Start Data shown

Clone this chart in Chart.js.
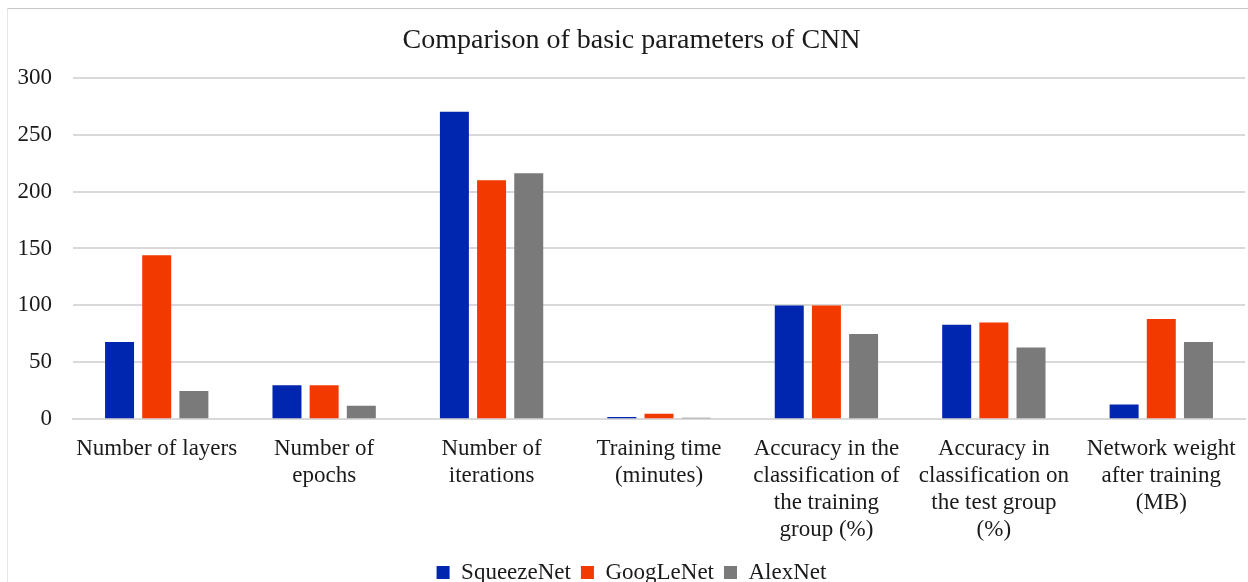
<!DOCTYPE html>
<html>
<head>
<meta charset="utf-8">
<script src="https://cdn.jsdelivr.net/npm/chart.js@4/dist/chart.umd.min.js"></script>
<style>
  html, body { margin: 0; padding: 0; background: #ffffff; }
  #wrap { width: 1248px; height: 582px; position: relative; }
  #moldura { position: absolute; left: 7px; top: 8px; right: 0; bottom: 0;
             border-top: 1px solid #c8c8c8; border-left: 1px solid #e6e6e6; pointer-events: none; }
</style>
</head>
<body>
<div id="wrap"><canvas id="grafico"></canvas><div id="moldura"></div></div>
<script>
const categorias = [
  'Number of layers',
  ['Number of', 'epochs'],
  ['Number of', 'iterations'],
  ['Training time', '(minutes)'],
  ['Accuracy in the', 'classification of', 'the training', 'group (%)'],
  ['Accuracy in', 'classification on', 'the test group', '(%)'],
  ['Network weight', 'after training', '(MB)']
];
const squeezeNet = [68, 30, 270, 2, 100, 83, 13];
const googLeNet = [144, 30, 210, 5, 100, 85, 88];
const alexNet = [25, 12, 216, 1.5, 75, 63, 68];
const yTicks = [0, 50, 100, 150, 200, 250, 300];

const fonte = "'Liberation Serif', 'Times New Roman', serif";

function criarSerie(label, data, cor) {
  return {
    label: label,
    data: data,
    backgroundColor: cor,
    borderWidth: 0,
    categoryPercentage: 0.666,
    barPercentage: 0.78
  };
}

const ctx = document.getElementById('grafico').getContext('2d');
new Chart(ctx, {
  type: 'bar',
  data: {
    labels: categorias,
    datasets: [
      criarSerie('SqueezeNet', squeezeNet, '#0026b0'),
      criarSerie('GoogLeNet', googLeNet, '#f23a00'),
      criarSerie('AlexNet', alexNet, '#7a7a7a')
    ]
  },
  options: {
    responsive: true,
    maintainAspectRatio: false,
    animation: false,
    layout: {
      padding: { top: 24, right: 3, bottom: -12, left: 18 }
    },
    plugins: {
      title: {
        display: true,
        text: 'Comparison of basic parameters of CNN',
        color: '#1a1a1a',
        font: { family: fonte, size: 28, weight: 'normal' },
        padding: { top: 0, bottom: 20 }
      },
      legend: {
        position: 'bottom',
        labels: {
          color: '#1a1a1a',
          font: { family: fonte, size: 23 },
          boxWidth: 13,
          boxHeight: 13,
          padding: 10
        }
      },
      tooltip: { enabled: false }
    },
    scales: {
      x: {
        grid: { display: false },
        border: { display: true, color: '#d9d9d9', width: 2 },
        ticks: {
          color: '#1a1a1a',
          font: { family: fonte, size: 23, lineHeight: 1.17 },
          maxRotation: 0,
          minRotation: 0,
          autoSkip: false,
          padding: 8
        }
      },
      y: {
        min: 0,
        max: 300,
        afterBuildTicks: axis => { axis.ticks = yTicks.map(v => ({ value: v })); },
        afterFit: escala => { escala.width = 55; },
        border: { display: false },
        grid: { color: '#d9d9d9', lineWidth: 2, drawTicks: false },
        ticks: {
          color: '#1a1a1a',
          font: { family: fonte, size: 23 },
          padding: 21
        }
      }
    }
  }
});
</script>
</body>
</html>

End Data shown

→ **Exercise details**
Take the listing and print it again exactly, but without any pictures.

→ **Written answer**
Clone this chart in Chart.js.
<!DOCTYPE html>
<html>
<head>
<meta charset="utf-8">
<script src="https://cdn.jsdelivr.net/npm/chart.js@4/dist/chart.umd.min.js"></script>
<style>
  html, body { margin: 0; padding: 0; background: #ffffff; }
  #wrap { width: 1248px; height: 582px; position: relative; }
  #moldura { position: absolute; left: 7px; top: 8px; right: 0; bottom: 0;
             border-top: 1px solid #c8c8c8; border-left: 1px solid #e6e6e6; pointer-events: none; }
</style>
</head>
<body>
<div id="wrap"><canvas id="grafico"></canvas><div id="moldura"></div></div>
<script>
const categorias = [
  'Number of layers',
  ['Number of', 'epochs'],
  ['Number of', 'iterations'],
  ['Training time', '(minutes)'],
  ['Accuracy in the', 'classification of', 'the training', 'group (%)'],
  ['Accuracy in', 'classification on', 'the test group', '(%)'],
  ['Network weight', 'after training', '(MB)']
];
const squeezeNet = [68, 30, 270, 2, 100, 83, 13];
const googLeNet = [144, 30, 210, 5, 100, 85, 88];
const alexNet = [25, 12, 216, 1.5, 75, 63, 68];
const yTicks = [0, 50, 100, 150, 200, 250, 300];

const fonte = "'Liberation Serif', 'Times New Roman', serif";

function criarSerie(label, data, cor) {
  return {
    label: label,
    data: data,
    backgroundColor: cor,
    borderWidth: 0,
    categoryPercentage: 0.666,
    barPercentage: 0.78
  };
}

const ctx = document.getElementById('grafico').getContext('2d');
new Chart(ctx, {
  type: 'bar',
  data: {
    labels: categorias,
    datasets: [
      criarSerie('SqueezeNet', squeezeNet, '#0026b0'),
      criarSerie('GoogLeNet', googLeNet, '#f23a00'),
      criarSerie('AlexNet', alexNet, '#7a7a7a')
    ]
  },
  options: {
    responsive: true,
    maintainAspectRatio: false,
    animation: false,
    layout: {
      padding: { top: 24, right: 3, bottom: -12, left: 18 }
    },
    plugins: {
      title: {
        display: true,
        text: 'Comparison of basic parameters of CNN',
        color: '#1a1a1a',
        font: { family: fonte, size: 28, weight: 'normal' },
        padding: { top: 0, bottom: 20 }
      },
      legend: {
        position: 'bottom',
        labels: {
          color: '#1a1a1a',
          font: { family: fonte, size: 23 },
          boxWidth: 13,
          boxHeight: 13,
          padding: 10
        }
      },
      tooltip: { enabled: false }
    },
    scales: {
      x: {
        grid: { display: false },
        border: { display: true, color: '#d9d9d9', width: 2 },
        ticks: {
          color: '#1a1a1a',
          font: { family: fonte, size: 23, lineHeight: 1.17 },
          maxRotation: 0,
          minRotation: 0,
          autoSkip: false,
          padding: 8
        }
      },
      y: {
        min: 0,
        max: 300,
        afterBuildTicks: axis => { axis.ticks = yTicks.map(v => ({ value: v })); },
        afterFit: escala => { escala.width = 55; },
        border: { display: false },
        grid: { color: '#d9d9d9', lineWidth: 2, drawTicks: false },
        ticks: {
          color: '#1a1a1a',
          font: { family: fonte, size: 23 },
          padding: 21
        }
      }
    }
  }
});
</script>
</body>
</html>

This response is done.